21st March: Waking up in a doss-house
07:45 | 0ºC, blue sky, light breeze, dry.
I do not recall ever staying in a ‘doss’ house before but this is certainly one. It is very unpleasant and for a while this morning I thought I was going to have to make do with a cold strip-wash. Leaving the shower running for at least five minutes and playing around with one of the controls seemed to get it working, after a fashion.
My eyes feel heavy and tired and sleeping on a very old badly sprung single mattress has not helped. When was the last time I slept in a single bed? I cannot remember. What I do know is that my brain clearly had a conversation with my body and told it to move as little as possible. Turning over meant waking up first and making sure I was fully alert before attempting to manoeuvre. If I want a tea or coffee there is a paper cup provided.
In one sense it has been an informative experience. Many people have little or no choice but to live in a place like this: a tiny room with a tiny shower cubicle, a tiny bed scrunched up to the wall so you can get in it, a kettle and a bin. To stay here is just £30 per night, which is very inexpensive. However, I am not at all sure it is worth even that meagre payment.
Informative though it might be, I have reached a time in my life where I want a bit of luxury. Not much, just a bit. I am on a ‘trip of a lifetime’ which for me suggests accommodation to suit: something a bit special and certainly comfortable.
Following a straightforward fifteen minute drive from Buckie along the ‘scenic’ route rather than the quickest route – well worth it – we arrived at Portknockie, a fine little harbour town. The harbour is well worth a look and a few snaps; it is very picturesque.
To Bow Fiddle
Set off to Bow Fiddle Rock, arriving just 15 minutes later. We were blown away by the coastal scenery and, despite the fact that so many photographs have already been taken, we took some of our own. We spent longer here than we thought we would but it was well worth it.
The sky was clear blue with no clouds and, whilst warm in the sun (I actually ended up with a bit of a tan, by which I mean red of face!) it was quite bracing in the shade. I parked the car at the end of Patrol Road – it actually does end, which is not at all clear from Google Maps – and walked up to the coast – all of five minutes.

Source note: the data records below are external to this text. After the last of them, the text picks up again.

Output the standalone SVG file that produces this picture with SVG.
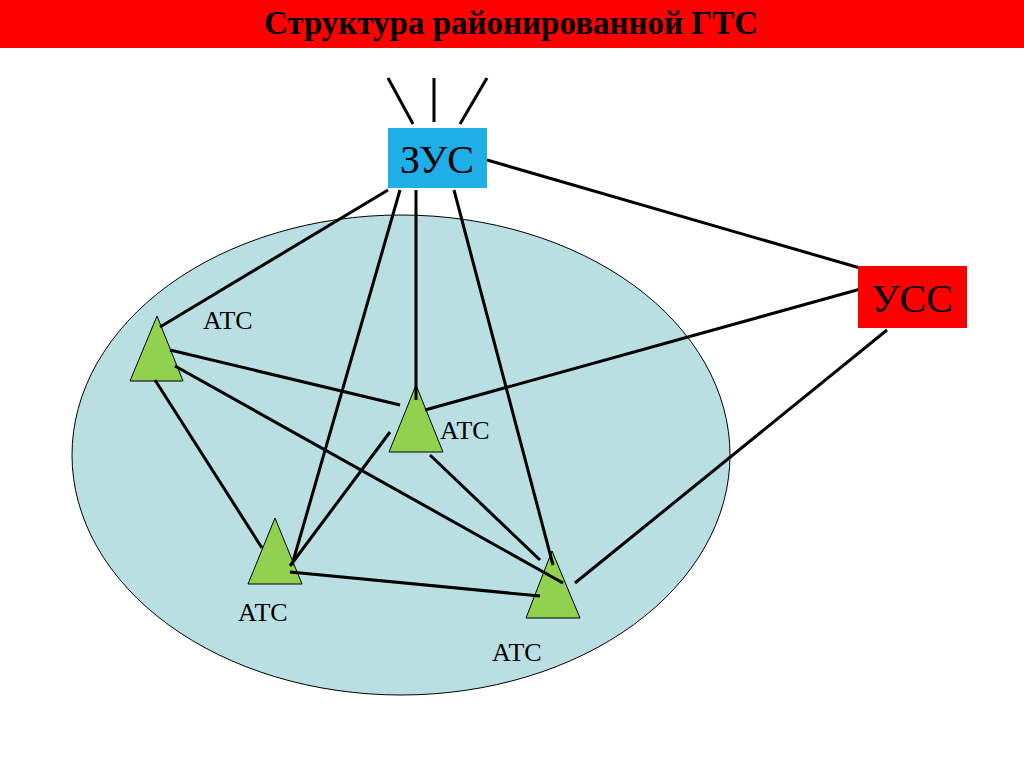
<svg xmlns="http://www.w3.org/2000/svg" width="1024" height="767" viewBox="0 0 1024 767">
<style>
.t{font-family:"Liberation Serif",serif;fill:#000}
.l{stroke:#000;stroke-width:3;fill:none}
.tri{fill:#92d050;stroke:#000;stroke-width:1}
</style>
<rect width="1024" height="767" fill="#fff"/>
<rect x="0" y="0" width="1024" height="48" fill="#ff0000"/>
<text class="t" x="511" y="34" font-size="33" font-weight="bold" text-anchor="middle">Структура районированной ГТС</text>
<ellipse cx="401" cy="455" rx="329" ry="240" fill="#b9dfe3" stroke="#000" stroke-width="1"/>
<g id="ats1"><polygon class="tri" points="157,316 130,381 183,381"/><text class="t" x="203" y="329" font-size="26">АТС</text></g>
<g id="ats2"><polygon class="tri" points="416,385 389,452 443,452"/><text class="t" x="440" y="439" font-size="26">АТС</text></g>
<g id="ats3"><polygon class="tri" points="275,518 248,584 302,584"/><text class="t" x="238" y="621" font-size="26">АТС</text></g>
<g id="ats4"><polygon class="tri" points="552,551 526,618 580,618"/><text class="t" x="492" y="661" font-size="26">АТС</text></g>
<g id="connectors">
<line class="l" x1="388" y1="78" x2="413" y2="124"/>
<line class="l" x1="434" y1="78" x2="434" y2="122"/>
<line class="l" x1="487" y1="78" x2="460" y2="124"/>
<line class="l" x1="487" y1="160" x2="860" y2="268"/>
<line class="l" x1="388" y1="190" x2="160" y2="327"/>
<line class="l" x1="400" y1="190" x2="292" y2="565"/>
<line class="l" x1="416" y1="190" x2="416" y2="400"/>
<line class="l" x1="454" y1="190" x2="553" y2="565"/>
<line class="l" x1="875" y1="285" x2="425" y2="410"/>
<line class="l" x1="887" y1="330" x2="575" y2="583"/>
<line class="l" x1="170" y1="350" x2="400" y2="405"/>
<line class="l" x1="175" y1="366" x2="563" y2="583"/>
<line class="l" x1="155" y1="380" x2="262" y2="548"/>
<line class="l" x1="390" y1="432" x2="290" y2="566"/>
<line class="l" x1="430" y1="455" x2="540" y2="560"/>
<line class="l" x1="290" y1="572" x2="540" y2="596"/>
</g>
<g id="zus"><rect x="388" y="128" width="99" height="60" fill="#1eaee8"/><text class="t" x="437" y="173" font-size="40" text-anchor="middle">ЗУС</text></g>
<g id="uss"><rect x="858" y="266" width="109" height="62" fill="#ff0000"/><text class="t" x="912" y="312" font-size="40" text-anchor="middle">УСС</text></g>
</svg>
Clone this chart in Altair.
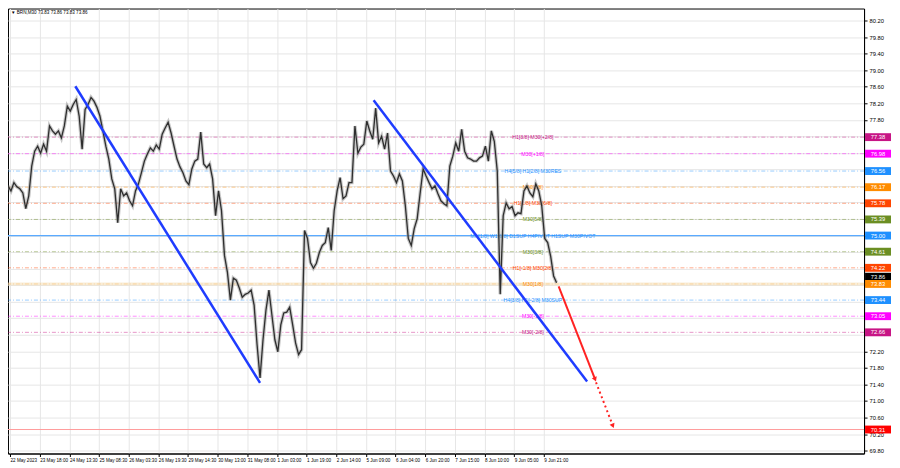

To say the coastal scenery is stunning is an understatement, and not just Bow Fiddle Rock itself, which must have been photographed more often than there are people in Britain, but all the coastal scenery around it and as far as the eye could see.
The sun was still quite low in the sky and creating some great light and shade on the rock, which of course we photographed umpteen times – all three of us. Goodness knows how many rolls of film we would have used in old money.